March 6, 2017
Dear Commissioner Piwowar,
Just like the majority of Americans, I own devices that rely on minerals sourced from countries like the Democratic Republic of the Congo. Tin, tantalum, tungsten, and gold are precious metals that are critical for our 'smart' devices -- and I firmly believe that with proper Federal oversight, these minerals can be sourced sustainably and without lining the pockets of war lords.
I am writing to express my support for the continued implementation of the Conflict Minerals Rule. As a consumer, it is important to me that I am able to access key information about the companies I purchase from, including information about their conflict minerals sourcing practices. I've used this information to inform my purchases in the past, favoring companies like Intel and HTC, which score higher than companies with more opaque supply chains.
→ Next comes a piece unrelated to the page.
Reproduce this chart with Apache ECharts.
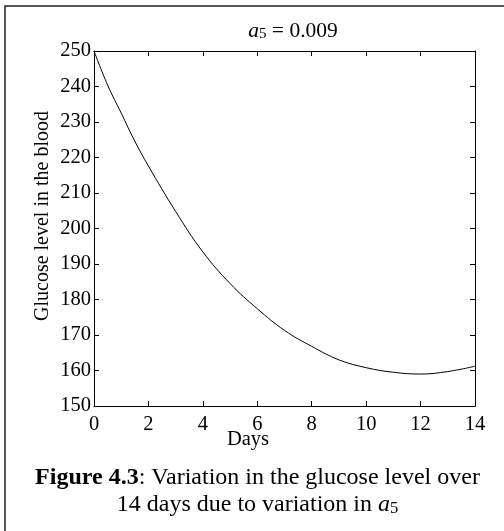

I do not want my purchases to support violence in the Democratic Republic of Congo, and the Conflict Minerals Rule has made it easier for me to assess which companies are taking steps to ensure their products are not linked to this decades-long conflict. Additionally, I believe transparent supply chains are an important indicator of a companys overall stability, which is a key factor not only in purchasing decisions, but also when choosing where to invest.
I urge you to keep the Conflict Minerals Rule fully intact, and to work with your fellow SEC commissioners to enforce the Rule moving forward.